Clients can send these events to a relay in order to accomplish a moderation action. Relays must check if the pubkey sending the event is capable of performing the given action. The relay may discard the event after taking action or keep it as a moderation log.

{
  "kind": 90xx,
  "content": "optional reason",
  "tags": [
    ["h", "<group-id>"],
    ["previous", ...]
  ]
}

Each moderation action uses a different kind and requires different arguments, which are given as tags. These are defined in the following table:

kindnametags
9000add-userp (pubkey hex)
9001remove-userp (pubkey hex)
9002edit-metadataname, about, picture (string)
9003add-permissionp (pubkey), permission (name)
9004remove-permissionp (pubkey), permission (name)
9005delete-evente (id hex)
9006edit-group-statuspublic or private, open or closed
  • group metadata (kind:39000) (optional)

This event defines the metadata for the group – basically how clients should display it. It must be generated and signed by the relay in which is found. Relays shouldn’t accept these events if they’re signed by anyone else.

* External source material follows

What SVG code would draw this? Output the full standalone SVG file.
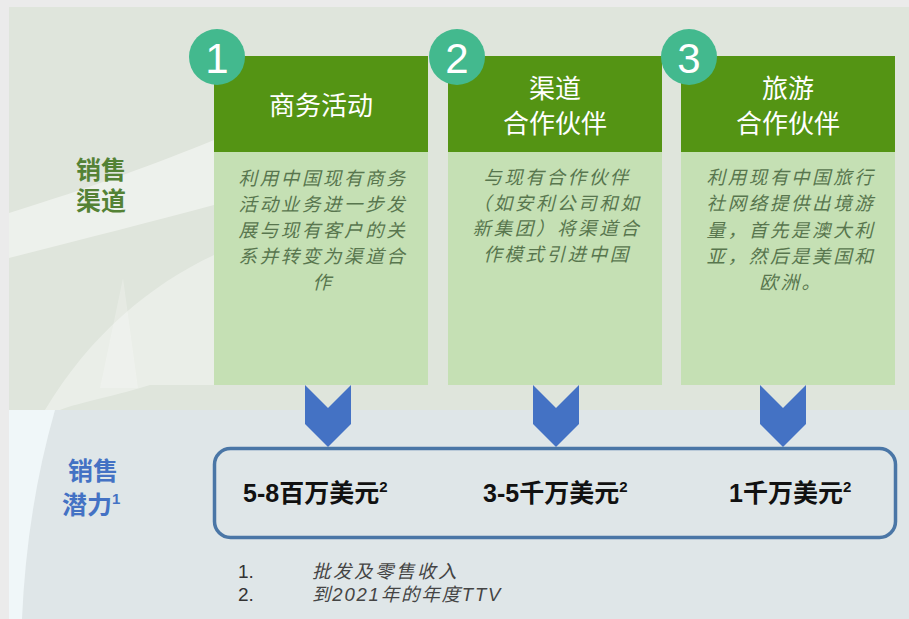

If the group is forked and hosted in multiple relays, there will be multiple versions of this event in each different relay and so on.

{
  "kind": 39000,
  "content": "",
  "tags": [
    ["d", "<group-id>"],
    ["name", "Pizza Lovers"],
    ["picture", "https://pizza.com/pizza.png"],
    ["about", "a group for people who love pizza"],
    ["public"], // or ["private"]
    ["open"] // or ["closed"]
  ]
  ...
}

name, picture and about are basic metadata for the group for display purposes. public signals the group can be read by anyone, while private signals that only AUTHed users can read. open signals that anyone can request to join and the request will be automatically granted, while closed signals that members must be pre-approved or that requests to join will be manually handled.

  • group admins (kind:39001) (optional)

Similar to the group metadata, this event is supposed to be generated by relays that host the group.

Each admin gets a label that is only used for display purposes, and a list of permissions it has are listed afterwards. These permissions can inform client building UI, but ultimately are evaluated by the relay in order to become effective.

The list of capabilities, as defined by this NIP, for now, is the following:

  • add-user
  • edit-metadata
  • delete-event
  • remove-user
  • add-permission
  • remove-permission
  • edit-group-status
{
  "kind": 39001,
  "content": "list of admins for the pizza lovers group",
  "tags": [
    ["d", "<group-id>"],
    ["p", "<pubkey1-as-hex>", "ceo", "add-user", "edit-metadata", "delete-event", "remove-user"],
    ["p", "<pubkey2-as-hex>", "secretary", "add-user", "delete-event"]
  ]
  ...
}
  • group members (kind:39002) (optional)

Similar to group admins, this event is supposed to be generated by relays that host the group.

It’s a NIP-51-like list of pubkeys that are members of the group. Relays might choose to not to publish this information or to restrict what pubkeys can fetch it.

{
  "kind": 39002,
  "content": "list of members for the pizza lovers group",
  "tags": [
    ["d", "<group-id>"],
    ["p", "<admin1>"],
    ["p", "<member-pubkey1>"],
    ["p", "<member-pubkey2>"],
  ]
}

Storing the list of groups a user belongs to

A definition for kind 10009 was included in NIP-51 that allows clients to store the list of groups a user wants to remember being in.